The book garnered attention mainly for its "revelation" that Colin Powell was reluctant to go to war under George H. W. Bush, just as he was under George W. Bush. As journalism, the book took even greater liberties than in the past. Characters spoke without quotation marks and when quotation marks were used, they were designed to recreate conversations that Woodward assumed took place or a reasonable facsimile thereof.
James J. Kilpatrick was a bit skeptical about this approach as indicated from his May 15, 1991 article in the Atlanta Journal-Constitution:
Woodward sought "to re-create as closely as possible the way the discussion flowed." The author says that his book "falls somewhere between newspaper journalism and history."

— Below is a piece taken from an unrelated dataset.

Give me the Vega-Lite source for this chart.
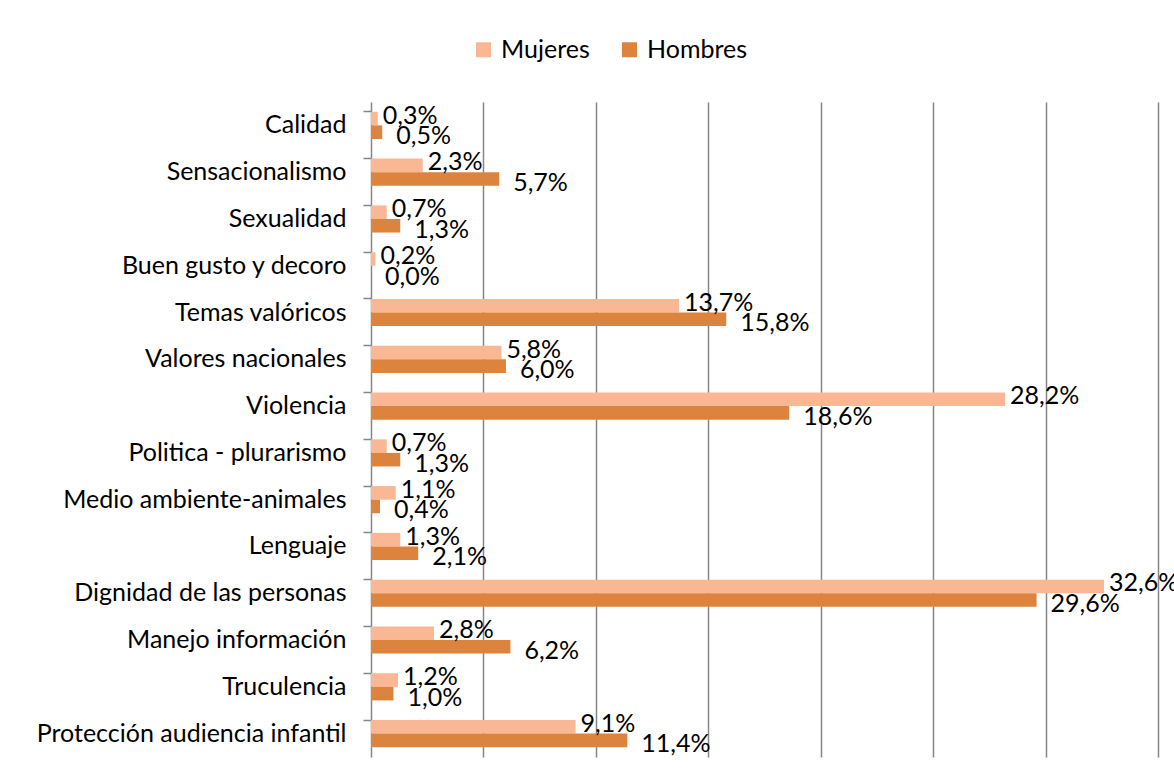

Is that where this book falls? Who knows? None of us can check his secondary sources. We don't know who they are. Woodward's readers must trust Woodward, and those who recall Woodward's purported deathbed interview with CIA Director William Casey -- an interview that Bill Casey's widow says never happened -- may wish to read verbatim conversations with a skeptical eye.
One example: Woodward "re-creates" a talk between Gen. Colin Powell and Prince Bandar bin Sultan, the Saudi Arabian ambassador, on Aug. 3 of last year. Powell says the United States is prepared to send a large force.
"How many are you talking about?' Bandar asked.
"Powell said 100,000 to 200,000.
"Bandar let his breath out audibly. Well, at least this shows you're serious.'"
Was this exactly what was said? At one point, "Bandar felt his hair stand up."
Really? How high did Bandar's hair stand up? Vass you dere, Bobby?
When Bob Woodward was at Yale, he spent his years there working on a novel that publishers politely declined. It would seem that Woodward has finally found his niche in writing fiction, but not in the way he originally expected.